* TASK OBJECTIVE:
Start at the line where "Write a Python" appears and end at the line where "ms=9, label='Nacional', zorder=4)" appears; repeat those lines exactly, both ends included, leaving pictures behind.

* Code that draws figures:
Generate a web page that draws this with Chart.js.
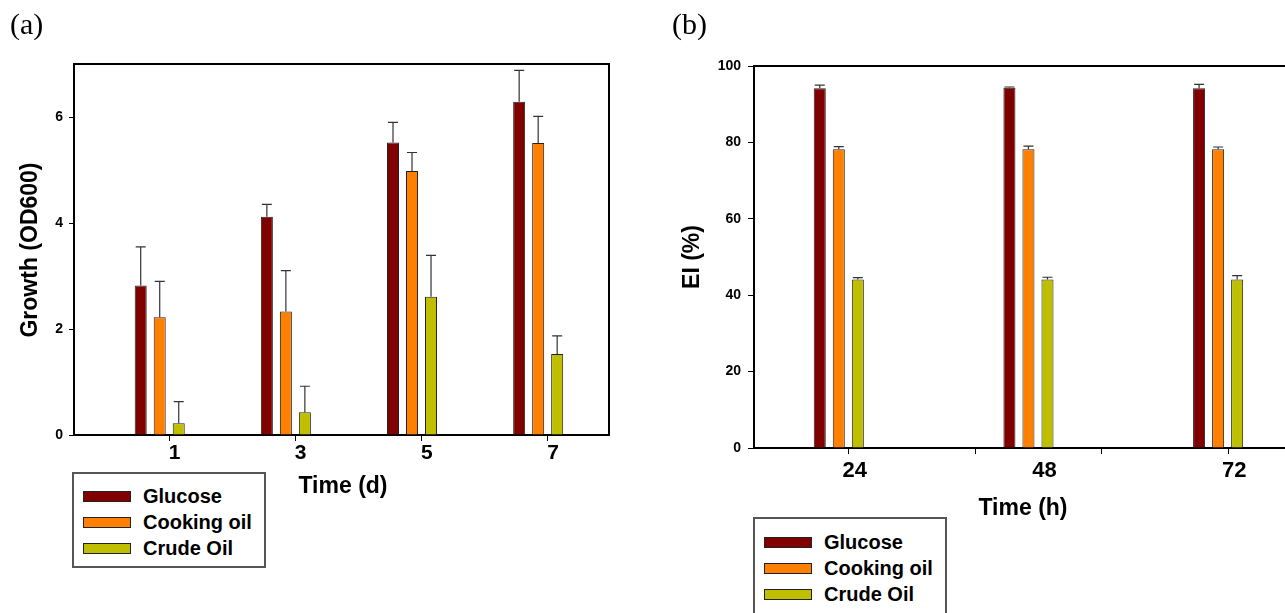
<!DOCTYPE html>
<html>
<head>
<meta charset="utf-8">
<script src="https://cdn.jsdelivr.net/npm/chart.js@4.4.1/dist/chart.umd.min.js"></script>
<style>
  html, body { margin: 0; padding: 0; background: #fff; }
  body { width: 1285px; height: 613px; overflow: hidden; position: relative; font-family: 'Liberation Sans', Arial, sans-serif; color: #000; }
  canvas { position: absolute; top: 0; }
  #chartA { left: 0; }
  #chartB { left: 640px; }
  .panel { position: absolute; top: 9px; font-family: 'Liberation Serif', 'Times New Roman', serif; font-size: 30px; line-height: 30px; }
  .ttl { position: absolute; font-weight: bold; font-size: 23px; white-space: nowrap; transform: translate(-50%, -50%); }
  .ttl.rot { transform: translate(-50%, -50%) rotate(-90deg); }
  .legend { position: absolute; width: 194px; box-sizing: border-box; border: 2px solid #555; background: #fff; }
  .legend .row { height: 26px; display: flex; align-items: center; font-weight: bold; font-size: 20px; }
  .legend .sw { width: 48px; height: 11px; box-sizing: border-box; border: 1px solid #222; margin-left: 9px; margin-right: 12px; }
</style>
</head>
<body>
<canvas id="chartA" width="640" height="613"></canvas>
<canvas id="chartB" width="660" height="613"></canvas>

<div class="panel" style="left:10px">(a)</div>
<div class="panel" style="left:672px">(b)</div>

<div class="ttl rot" style="left:29px; top:250px">Growth (OD600)</div>
<div class="ttl" style="left:343px; top:485px">Time (d)</div>
<div class="ttl rot" style="left:691px; top:257px">EI (%)</div>
<div class="ttl" style="left:1023px; top:507px">Time (h)</div>

<div class="legend" id="legendA" style="left:72px; top:472px; height:96px; padding-top:9px"></div>
<div class="legend" id="legendB" style="left:753px; top:517px; height:110px; padding-top:10px"></div>

<script>
// series shared by both panels
const seriesNames = ['Glucose', 'Cooking oil', 'Crude Oil'];
const seriesColors = ['#800000', '#FF8000', '#BFBF00'];

// (a) growth (OD600) against time in days
const days = [1, 3, 5, 7];
const growthGlucose = [2.82, 4.12, 5.52, 6.29];
const growthCooking = [2.22, 2.33, 4.98, 5.51];
const growthCrude = [0.22, 0.43, 2.61, 1.53];
const growthGlucoseErr = [0.73, 0.23, 0.38, 0.59];
const growthCookingErr = [0.68, 0.77, 0.35, 0.50];
const growthCrudeErr = [0.41, 0.49, 0.78, 0.34];
const growthTicksY = [0, 2, 4, 6];

// (b) emulsification index (%) against time in hours
const hours = [24, 48, 72];
const eiGlucose = [94.2, 94.3, 94.2];
const eiCooking = [78.2, 78.2, 78.2];
const eiCrude = [44.1, 44.1, 44.1];
const eiGlucoseErr = [0.8, 0.2, 1.0];
const eiCookingErr = [0.7, 0.8, 0.6];
const eiCrudeErr = [0.5, 0.6, 1.0];
const eiTicksY = [0, 20, 40, 60, 80, 100];
const eiTickMarksX = [24, 40, 56, 72];
const eiLabelsX = [24, 48, 72];

const fontFamily = "'Liberation Sans', Arial, sans-serif";

// upward error bars with a cap
const errorBars = {
    id: 'errorBars',
    afterDatasetsDraw(chart) {
        const ctx = chart.ctx;
        const y = chart.scales.y;
        ctx.save();
        ctx.strokeStyle = '#333';
        ctx.lineWidth = 1.2;
        chart.data.datasets.forEach((ds, i) => {
            chart.getDatasetMeta(i).data.forEach((bar, j) => {
                const top = y.getPixelForValue(ds.data[j].y + ds.errors[j]);
                const half = bar.width / 2 - 1;
                ctx.beginPath();
                ctx.moveTo(bar.x, bar.y);
                ctx.lineTo(bar.x, top);
                ctx.moveTo(bar.x - half, top);
                ctx.lineTo(bar.x + half, top);
                ctx.stroke();
            });
        });
        ctx.restore();
    }
};

// top and right edge of the plot box
const frame = {
    id: 'frame',
    afterDraw(chart) {
        const { ctx, chartArea: a } = chart;
        ctx.save();
        ctx.strokeStyle = '#000';
        ctx.lineWidth = 2;
        ctx.beginPath();
        ctx.moveTo(a.left, a.top);
        ctx.lineTo(a.right, a.top);
        ctx.lineTo(a.right, a.bottom);
        ctx.stroke();
        ctx.restore();
    }
};

function makeDatasets(xs, values, errors, catPct) {
    return values.map((vals, k) => ({
        label: seriesNames[k],
        data: xs.map((x, i) => ({ x: x, y: vals[i] })),
        errors: errors[k],
        backgroundColor: seriesColors[k],
        borderColor: '#222',
        borderWidth: 1,
        xAxisID: 'xb',
        yAxisID: 'y',
        categoryPercentage: catPct,
        barPercentage: 0.632
    }));
}

function axisStyle(tickLength) {
    return {
        grid: { drawOnChartArea: false, offset: false, tickLength: tickLength, tickColor: '#000', tickWidth: 1 },
        border: { color: '#000', width: 2 }
    };
}

// panel (a)
new Chart(document.getElementById('chartA'), {
    type: 'bar',
    data: {
        datasets: makeDatasets(days,
            [growthGlucose, growthCooking, growthCrude],
            [growthGlucoseErr, growthCookingErr, growthCrudeErr], 0.452)
    },
    options: {
        responsive: false,
        animation: false,
        devicePixelRatio: 1,
        layout: { padding: { left: 0, top: 64, right: 31, bottom: 0 } },
        plugins: { legend: { display: false }, tooltip: { enabled: false } },
        scales: {
            x: {
                type: 'linear', position: 'bottom', min: -0.514, max: 7.967, offset: false,
                afterBuildTicks: s => { s.ticks = days.map(v => ({ value: v })); },
                afterFit: s => { s.height = 178; },
                ...axisStyle(6),
                ticks: { color: '#000', font: { family: fontFamily, size: 21, weight: 'bold' }, padding: 0, labelOffset: 5, maxRotation: 0, autoSkip: false }
            },
            xb: {
                type: 'linear', axis: 'x', position: 'bottom', display: false, min: -0.359, max: 8.123, offset: false,
                grid: { offset: false },
                afterBuildTicks: s => { s.ticks = days.map(v => ({ value: v })); }
            },
            y: {
                min: 0, max: 7,
                afterBuildTicks: s => { s.ticks = growthTicksY.map(v => ({ value: v })); },
                afterFit: s => { s.width = 74; },
                ...axisStyle(5),
                ticks: { color: '#000', font: { family: fontFamily, size: 14, weight: 'bold' }, padding: 6 }
            }
        }
    },
    plugins: [errorBars, frame]
});

// panel (b)
new Chart(document.getElementById('chartB'), {
    type: 'bar',
    data: {
        datasets: makeDatasets(hours,
            [eiGlucose, eiCooking, eiCrude],
            [eiGlucoseErr, eiCookingErr, eiCrudeErr], 0.301)
    },
    options: {
        responsive: false,
        animation: false,
        devicePixelRatio: 1,
        layout: { padding: { left: 0, top: 66, right: 11, bottom: 0 } },
        plugins: { legend: { display: false }, tooltip: { enabled: false } },
        scales: {
            x: {
                type: 'linear', position: 'bottom', min: 12, max: 79.7, offset: false,
                afterBuildTicks: s => {
                    const vals = [...new Set([...eiTickMarksX, ...eiLabelsX])].sort((a, b) => a - b);
                    s.ticks = vals.map(v => ({ value: v }));
                },
                afterFit: s => { s.height = 165; },
                grid: {
                    drawOnChartArea: false, offset: false, tickLength: 6, tickWidth: 1,
                    tickColor: c => (c.tick && eiTickMarksX.includes(c.tick.value)) ? '#000' : 'rgba(0,0,0,0)'
                },
                border: { color: '#000', width: 2 },
                ticks: {
                    color: '#000', font: { family: fontFamily, size: 22, weight: 'bold' }, padding: 4, labelOffset: 6,
                    maxRotation: 0, autoSkip: false,
                    callback: v => eiLabelsX.includes(v) ? String(v) : ''
                }
            },
            xb: {
                type: 'linear', axis: 'x', position: 'bottom', display: false, min: 13.27, max: 80.97, offset: false,
                grid: { offset: false },
                afterBuildTicks: s => { s.ticks = hours.map(v => ({ value: v })); }
            },
            y: {
                min: 0, max: 100,
                afterBuildTicks: s => { s.ticks = eiTicksY.map(v => ({ value: v })); },
                afterFit: s => { s.width = 114; },
                ...axisStyle(6),
                ticks: { color: '#000', font: { family: fontFamily, size: 14, weight: 'bold' }, padding: 7 }
            }
        }
    },
    plugins: [errorBars, frame]
});

// legends as boxed lists
function buildLegend(id) {
    const box = document.getElementById(id);
    seriesNames.forEach((name, k) => {
        const row = document.createElement('div');
        row.className = 'row';
        const sw = document.createElement('span');
        sw.className = 'sw';
        sw.style.background = seriesColors[k];
        const txt = document.createElement('span');
        txt.textContent = name;
        row.appendChild(sw);
        row.appendChild(txt);
        box.appendChild(row);
    });
}
buildLegend('legendA');
buildLegend('legendB');
</script>
</body>
</html>
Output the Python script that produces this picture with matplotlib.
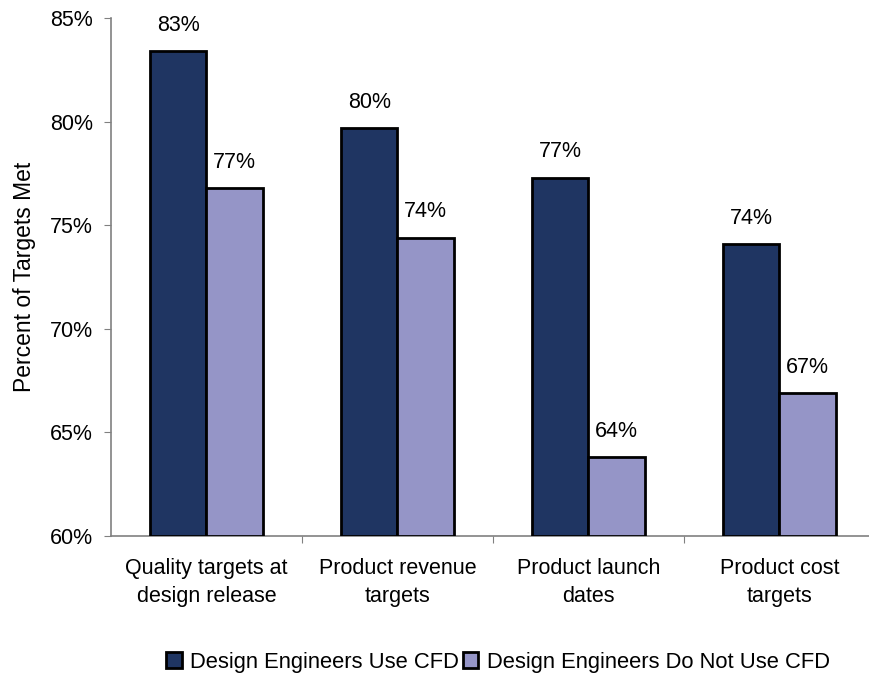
import matplotlib
matplotlib.use("Agg")
import matplotlib.pyplot as plt
import numpy as np

plt.rcParams['font.family'] = ['Liberation Sans', 'DejaVu Sans']

categories = ["Quality targets at\ndesign release", "Product revenue\ntargets",
              "Product launch\ndates", "Product cost\ntargets"]
use_cfd = [83.4, 79.7, 77.3, 74.1]
no_cfd = [76.8, 74.4, 63.8, 66.9]
series_names = ["Design Engineers Use CFD", "Design Engineers Do Not Use CFD"]
colors = ["#1f3562", "#9595c7"]

fig = plt.figure(figsize=(8.69, 6.79), dpi=100)
ax = fig.add_axes([0.1277, 0.2106, 0.879, 0.7629])

x = np.arange(len(categories))
w = 0.295
bars = []
for vals, off, col, name in zip([use_cfd, no_cfd], [-w / 2, w / 2], colors, series_names):
    b = ax.bar(x + off, [v - 60 for v in vals], w, bottom=60, color=col,
               edgecolor="black", linewidth=2, label=name, zorder=3)
    bars.append(b)
    for xi, v in zip(x + off, vals):
        ax.annotate(f"{v:.0f}%", (xi, v), xytext=(0, 11), textcoords="offset points",
                    ha="center", va="bottom", fontsize=15.5)

ax.set_xlim(-0.5, 3.5)
ax.set_ylim(60, 85)
ax.set_yticks(range(60, 86, 5))
ax.set_yticklabels([f"{t}%" for t in range(60, 86, 5)], fontsize=15.5)
ax.set_ylabel("Percent of Targets Met", fontsize=16.5, labelpad=10)

# category boundaries carry the ticks, names sit centred between them
ax.set_xticks(x[:-1] + 0.5)
ax.set_xticklabels([])
ax.set_xticks(x, minor=True)
ax.set_xticklabels(categories, minor=True, fontsize=15.5, linespacing=1.45)
ax.tick_params(axis="x", which="minor", length=0, pad=16)
ax.tick_params(axis="x", which="major", direction="out", length=5, color="#808080")
ax.tick_params(axis="y", direction="out", length=5, color="#808080", pad=8)

for s in ["top", "right"]:
    ax.spines[s].set_visible(False)
for s in ["left", "bottom"]:
    ax.spines[s].set_color("#808080")
    ax.spines[s].set_linewidth(1.2)

fig.legend(handles=bars, labels=series_names, loc="lower center",
           bbox_to_anchor=(0.573, -0.02), ncol=2, frameon=False, fontsize=15.8,
           handlelength=0.7, handleheight=0.7, handletextpad=0.4, columnspacing=0.15)

fig.savefig("out.png", dpi=100)
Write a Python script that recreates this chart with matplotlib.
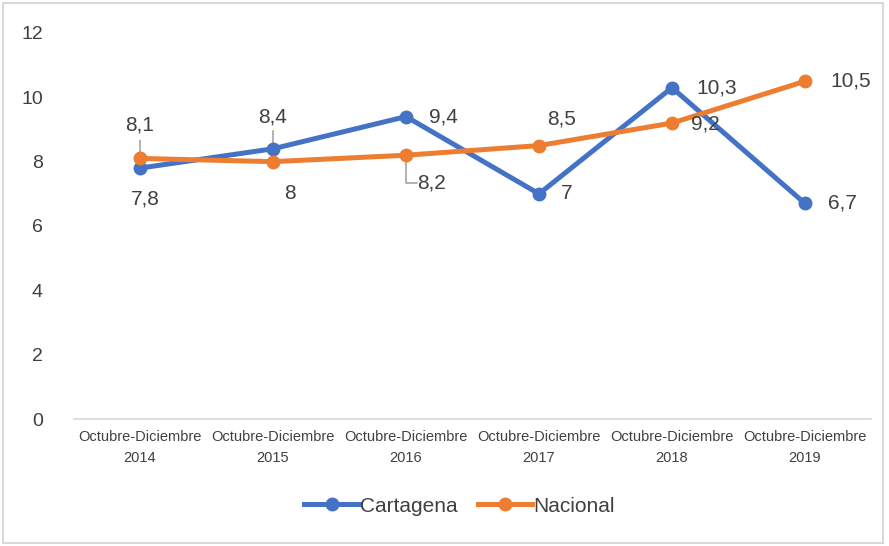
import matplotlib
matplotlib.use('Agg')
import matplotlib.pyplot as plt
from matplotlib.patches import Rectangle

# data
periods = ['Octubre-Diciembre\n2014', 'Octubre-Diciembre\n2015', 'Octubre-Diciembre\n2016',
           'Octubre-Diciembre\n2017', 'Octubre-Diciembre\n2018', 'Octubre-Diciembre\n2019']
cartagena = [7.8, 8.4, 9.4, 7.0, 10.3, 6.7]
nacional = [8.1, 8.0, 8.2, 8.5, 9.2, 10.5]

BLUE = '#4472C4'
ORANGE = '#ED7D31'
TXT = '#404040'
FONT = ['Liberation Sans', 'DejaVu Sans']

plt.rcParams['font.family'] = FONT

def fmt(v):
    s = ('%.1f' % v).rstrip('0').rstrip('.')
    return s.replace('.', ',')

fig = plt.figure(figsize=(8.89, 5.46), dpi=100)
ax = fig.add_axes([0.0827, 0.2326, 0.8976, 0.707])

x = list(range(len(periods)))
ax.plot(x, cartagena, color=BLUE, lw=3.6, marker='o', ms=9, label='Cartagena', zorder=3)
ax.plot(x, nacional, color=ORANGE, lw=3.6, marker='o', ms=9, label='Nacional', zorder=4)

ax.set_xlim(-0.5, len(periods) - 0.5)
ax.set_ylim(0, 12)
ax.set_yticks(range(0, 13, 2))
ax.set_xticks(x)
ax.set_xticklabels(periods, fontsize=10.5, color=TXT, linespacing=1.6)
ax.tick_params(axis='x', length=0, pad=8)
ax.tick_params(axis='y', length=0, pad=22, labelsize=14, labelcolor=TXT)
for s in ['top', 'right', 'left']:
    ax.spines[s].set_visible(False)
ax.spines['bottom'].set_color('#D9D9D9')
ax.spines['bottom'].set_linewidth(1.2)

# data labels: offsets in points (dx, dy), optional leader line
c_off = [(4, -22, None), (0, 23, 'v'), (27, 0, None), (20, 0, None), (32, 0, None), (27, 0, None)]
n_off = [(0, 24, 'v'), (12, -23, None), (18, -20, 'elbow'), (16, 19, None), (24, -1, None), (33, 0, None)]

def put_labels(vals, offs):
    for i, (v, (dx, dy, lead)) in enumerate(zip(vals, offs)):
        ax.annotate(fmt(v), (i, v), xytext=(dx, dy), textcoords='offset points',
                    ha='center', va='center', fontsize=15, color=TXT, zorder=6)
        if lead == 'v':
            sign = 1 if dy > 0 else -1
            ax.annotate('', (i, v), xytext=(0, sign * 13), textcoords='offset points',
                        arrowprops=dict(arrowstyle='-', color='#A6A6A6', lw=1.2,
                                        shrinkA=0, shrinkB=4), zorder=2)
        elif lead == 'elbow':
            ax.annotate('', (i, v), xytext=(8, dy), textcoords='offset points',
                        arrowprops=dict(arrowstyle='-', color='#A6A6A6', lw=1.2,
                                        shrinkA=0, shrinkB=4,
                                        connectionstyle='angle,angleA=180,angleB=90,rad=0'),
                        zorder=2)

put_labels(cartagena, c_off)
put_labels(nacional, n_off)

leg = fig.legend(loc='center', bbox_to_anchor=(0.517, 0.073), ncol=2, frameon=False,
                 fontsize=15, handlelength=2.6, columnspacing=1.0, handletextpad=0.05)
for t in leg.get_texts():
    t.set_color(TXT)

fig.patches.append(Rectangle((0.003, 0.006), 0.99, 0.988, transform=fig.transFigure,
                             fill=False, edgecolor='#D9D9D9', lw=1.5))

fig.savefig('out.png', dpi=100, facecolor='white')
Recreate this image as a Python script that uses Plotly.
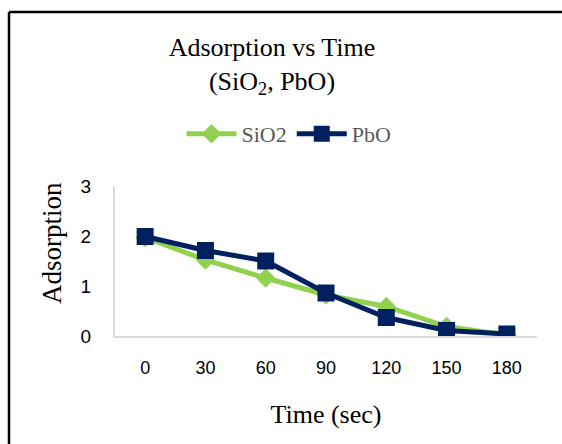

* COMPLETE RESPONSE:
Write a Python script that recreates this chart with matplotlib.
import matplotlib
matplotlib.use('Agg')
import matplotlib.pyplot as plt
from matplotlib.patches import Rectangle

# data
periods = ['Octubre-Diciembre\n2014', 'Octubre-Diciembre\n2015', 'Octubre-Diciembre\n2016',
           'Octubre-Diciembre\n2017', 'Octubre-Diciembre\n2018', 'Octubre-Diciembre\n2019']
cartagena = [7.8, 8.4, 9.4, 7.0, 10.3, 6.7]
nacional = [8.1, 8.0, 8.2, 8.5, 9.2, 10.5]

BLUE = '#4472C4'
ORANGE = '#ED7D31'
TXT = '#404040'
FONT = ['Liberation Sans', 'DejaVu Sans']

plt.rcParams['font.family'] = FONT

def fmt(v):
    s = ('%.1f' % v).rstrip('0').rstrip('.')
    return s.replace('.', ',')

fig = plt.figure(figsize=(8.89, 5.46), dpi=100)
ax = fig.add_axes([0.0827, 0.2326, 0.8976, 0.707])

x = list(range(len(periods)))
ax.plot(x, cartagena, color=BLUE, lw=3.6, marker='o', ms=9, label='Cartagena', zorder=3)
ax.plot(x, nacional, color=ORANGE, lw=3.6, marker='o', ms=9, label='Nacional', zorder=4)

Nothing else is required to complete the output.